2014 年身體氣象館所主辦的第二屆「為你朗讀」中,《欲言又止》曾以讀劇的形式首次與觀眾見面,而這次由風格涉主辦、李銘辰導演的演出版本是十分有趣的詮釋。劇本本身具有一定的複雜度,十分考驗導演的手法。如果說 90 年代以前的社會是一種後現代的體現,並且具有假性的成功,那 90 後的社會則是一種後後現代的反抗,以崩壞、自我矛盾、精神分裂、反覆無常、空虛實失根為其特色。
千禧年以後出生的一代並不需要根,他們如同浮萍,水系的根到哪都可以存活並無限複製出新的浮萍,而他們似乎並不在乎重複,但卡在中間的七八年級生既對身體自主的權力不太確定,卻又渴望從合作式的家庭關係中解放。以對社會觀感而言, 50 後的「草莓族」已經不足以形容七年級後的軟爛性格,於是媒體應是在前面加上了「爛」字。
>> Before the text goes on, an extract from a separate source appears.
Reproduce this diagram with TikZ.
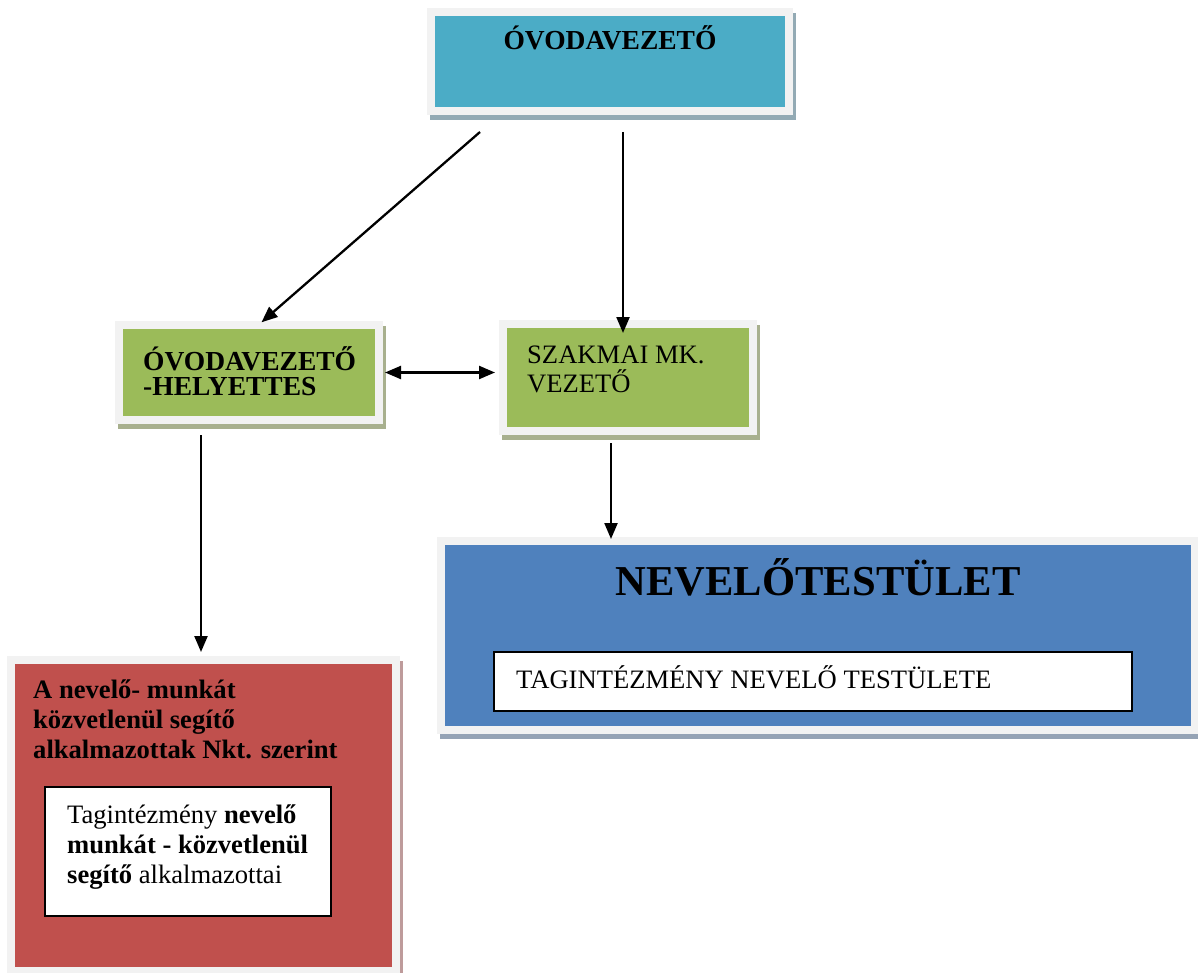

「台灣精神」曾是共同打拼、共存共榮,但這樣的精神並不是一成不變,它是由一個群體去定義出來的集合名詞,但這個集合名詞正在崩解,就像七八年級生的自我身分認同一樣模糊又不堪一擊。
回首來時路
在小劇場的空間裡,歌曲像是咒詞,使 90 年代歸來的不只是台上的表演、演員切中時代的衣著;還需要觀眾心中的私密回憶之回應。在如同夢境的混亂事件切片中,導演成功地表現了這世代的絕望與失落。江萬仁曾在泰式按摩店找到的初戀感受,是許多人電腦桌面名稱不明的資料夾裡面的飯島愛,但掃黃計畫與益發透明的私人生活讓這些快樂漸漸不再純粹,當手淫不再能取代人情,一種非個人的情感卻絕處逢生,成了我們這一代緊緊握在手裡的一線生機。
那種非個人的情感被我們託付在時代群像上面,它使我們找到了情感的共同指向,但它也有其危險性,因為暴露在此情感下的我們正在溶解,處在投射中,於是逐漸形成只有鏡像、本尊卻消失的弔詭情況。故事並沒有停在這裡,秉持著精神分裂式的表達方式和字詞漂浮的意義,在演員如儀式般的表演中、在他們向觀眾殷切而強調地重複再普通不過的國中聚會注意事項中,一種情感的暖流真切地流過觀眾的身體。
也許在後後現代的精神分裂頹像文化中、在傳統定義之親密關係的崩解中,我們仍然能夠擁有愛情。俗爛、芭樂將並不是我們在意的標籤,在誠實的言說中,由那些「欲言又止」的情感累積成的慢性病,將可能透過找回自己的歌詞和旋律而逐漸被紓解,我們或許將「慢慢瞭解那心裏空缺的位子」。